Could the lines from the start of the data through the line with "width=1.2pt, line cap=round]" be set down exactly, with no pictures among them?
──────── RECORDS FOR THE EXERCISE
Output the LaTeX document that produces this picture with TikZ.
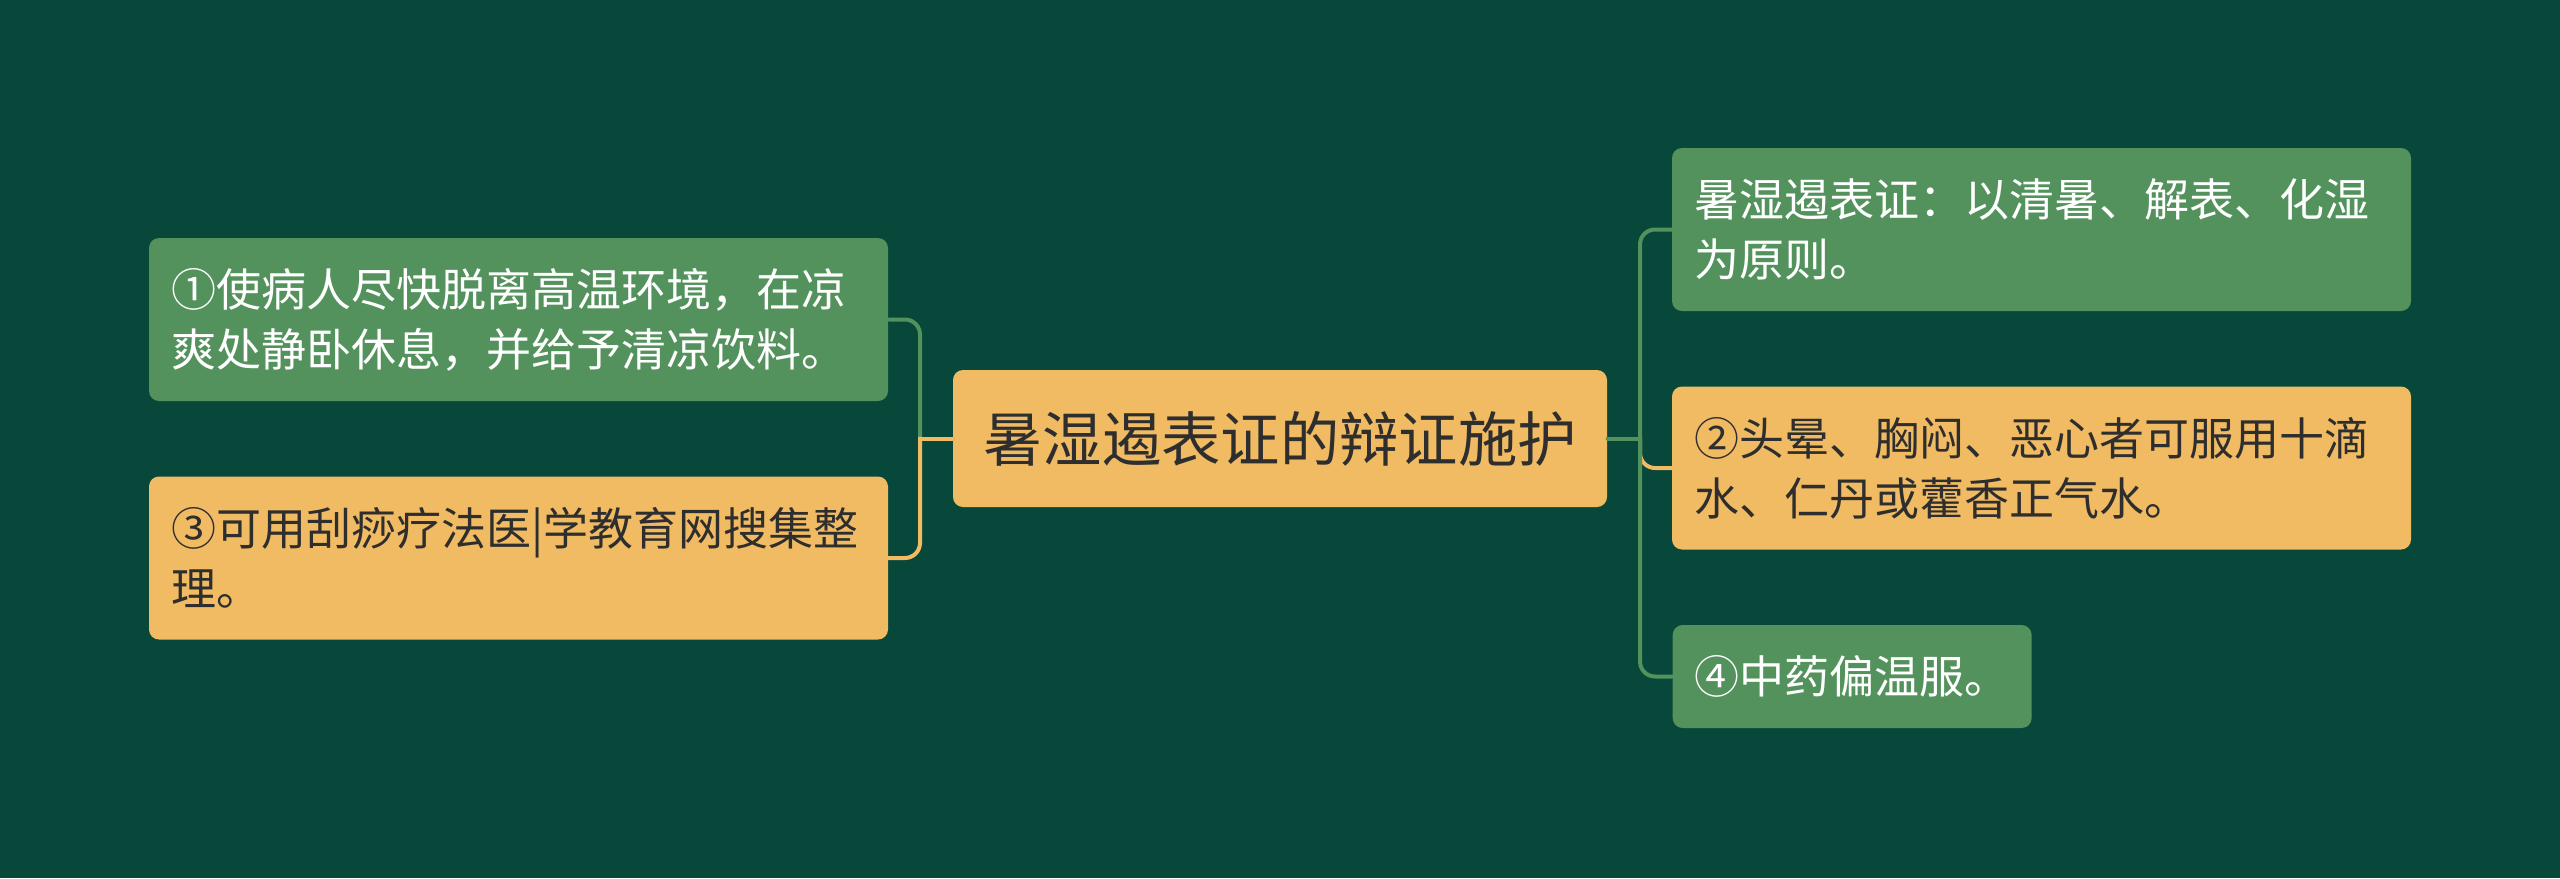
\documentclass[tikz,border=0pt]{standalone}
\usepackage{fontspec}
\newfontfamily\cjk{Noto Sans CJK SC}
\usepackage{tikz}
\usetikzlibrary{calc}
\definecolor{bgdeep}{HTML}{07483A}
\definecolor{leafgreen}{HTML}{53925C}
\definecolor{leaforange}{HTML}{F0BB63}
\definecolor{inkdark}{HTML}{2E2E2E}
\tikzstyle{link} = [line width=1.2pt, line cap=round]

\begin{document}
\begin{tikzpicture}[
            x=0.3pt, y=-0.3pt,
            every node/.style={font=\cjk\fontsize{13.5}{18}\selectfont},
            topic/.style={rectangle, rounded corners=3pt, fill=leaforange, text=inkdark, minimum width=196.2pt, minimum height=41.1pt, font=\cjk\fontsize{17.8}{22}\selectfont},
            greenbox/.style={rectangle, rounded corners=3pt, fill=leafgreen, text=white, text width=208.5pt, inner xsep=6.6pt, minimum height=48.9pt, align=left},
            orangebox/.style={rectangle, rounded corners=3pt, fill=leaforange, text=inkdark, text width=208.5pt, inner xsep=6.6pt, minimum height=48.9pt, align=left}
        ]
            \fill [bgdeep] (0,0) rectangle (2560,878);
            \useasboundingbox (0,0) rectangle (2560,878);

            % Nodes
            \node (topic) [topic] at (1280,438.5) {暑湿遏表证的辩证施护};
            \node (left1) [greenbox] at (518.5,319.5) {①使病人尽快脱离高温环境，在凉\\爽处静卧休息，并给予清凉饮料。};
            \node (left3) [orangebox] at (518.5,558) {③可用刮痧疗法医|学教育网搜集整\\理。};
            \node (right0) [greenbox] at (2041.5,229.5) {暑湿遏表证：以清暑、解表、化湿\\为原则。};
            \node (right2) [orangebox] at (2041.5,468) {②头晕、胸闷、恶心者可服用十滴\\水、仁丹或藿香正气水。};
            \node (right4) [greenbox, text width=, anchor=west, minimum width=106.8pt, minimum height=30.9pt] at (1672,676.5) {④中药偏温服。};

            \coordinate (ljoin) at (920,438.5);
            \coordinate (rjoin) at (1640,438.5);

            % Arrows
            \draw [link, leafgreen] (topic.west) -- (ljoin);
            \draw [link, leafgreen, rounded corners=4.5pt] (ljoin) |- (left1.east);
            \draw [link, leaforange] (topic.west) -- (ljoin);
            \draw [link, leaforange, rounded corners=4.5pt] (ljoin) |- (left3.east);
            \draw [link, leaforange, rounded corners=4.5pt] (rjoin) |- (right2.west);
            \draw [link, leafgreen] (topic.east) -- (rjoin);
            \draw [link, leafgreen, rounded corners=4.5pt] (rjoin) |- (right4.west);
            \draw [link, leafgreen, rounded corners=4.5pt] (rjoin) |- (right0.west);
        \end{tikzpicture}
\end{document}
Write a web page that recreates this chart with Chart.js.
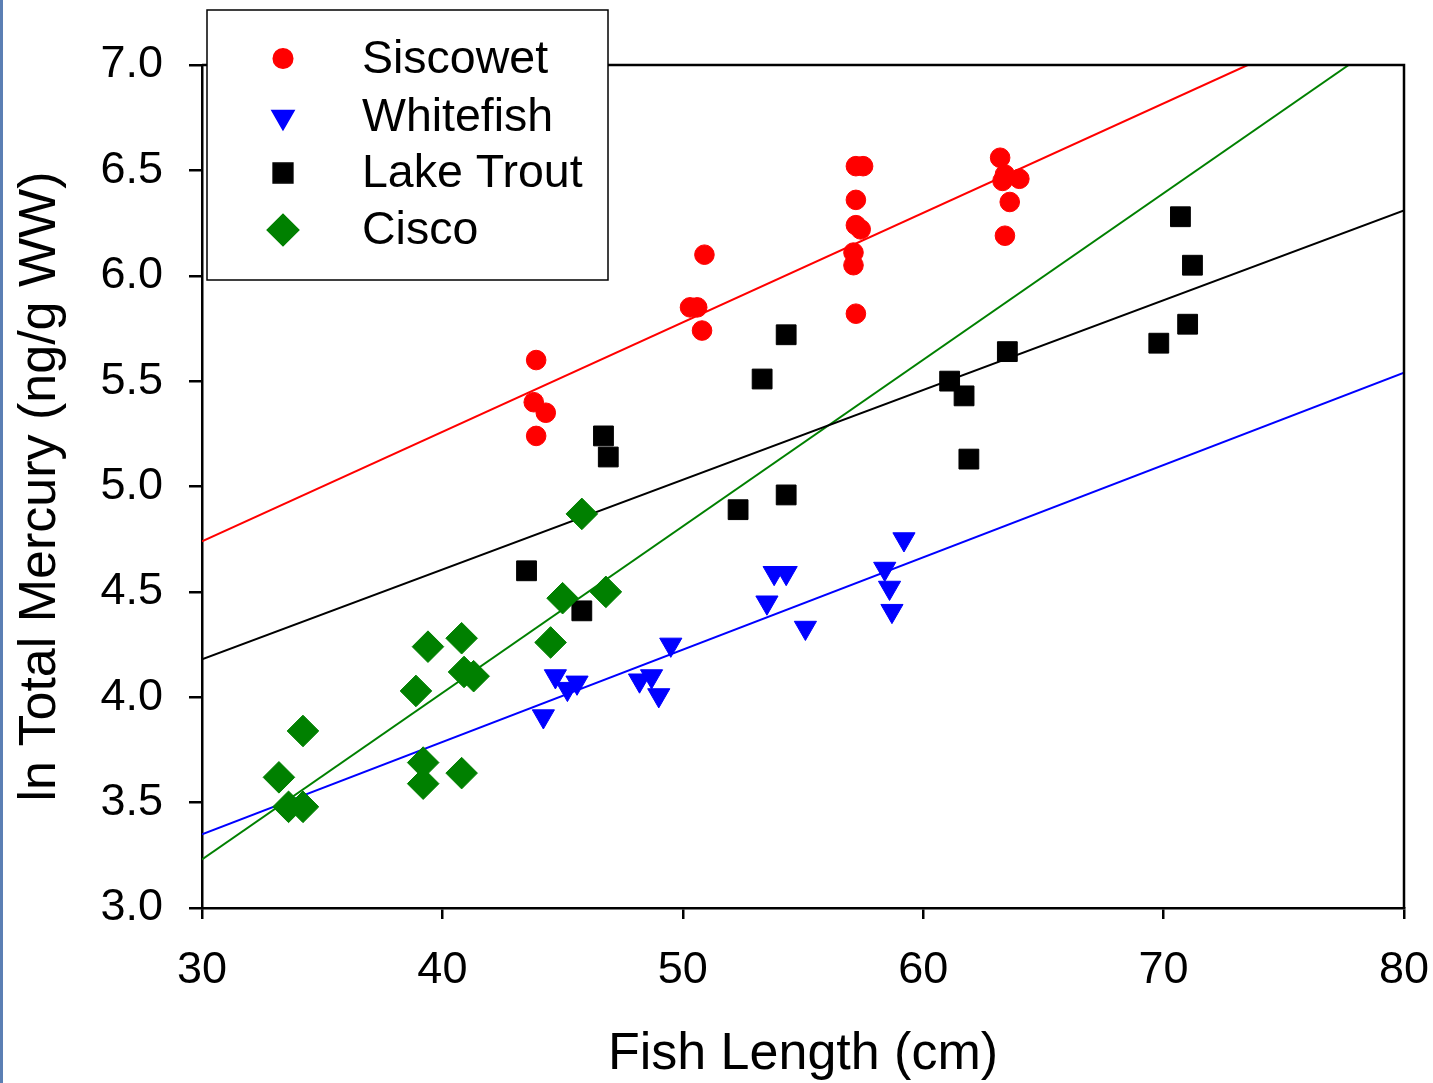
────────────────
SOLUTION TO THIS PROBLEM:
Output the LaTeX document that produces this picture with TikZ.
\documentclass[tikz,border=0pt]{standalone}
\usepackage{fontspec}
\newfontfamily\cjk{Noto Sans CJK SC}
\usepackage{tikz}
\usetikzlibrary{calc}
\definecolor{bgdeep}{HTML}{07483A}
\definecolor{leafgreen}{HTML}{53925C}
\definecolor{leaforange}{HTML}{F0BB63}
\definecolor{inkdark}{HTML}{2E2E2E}
\tikzstyle{link} = [line width=1.2pt, line cap=round]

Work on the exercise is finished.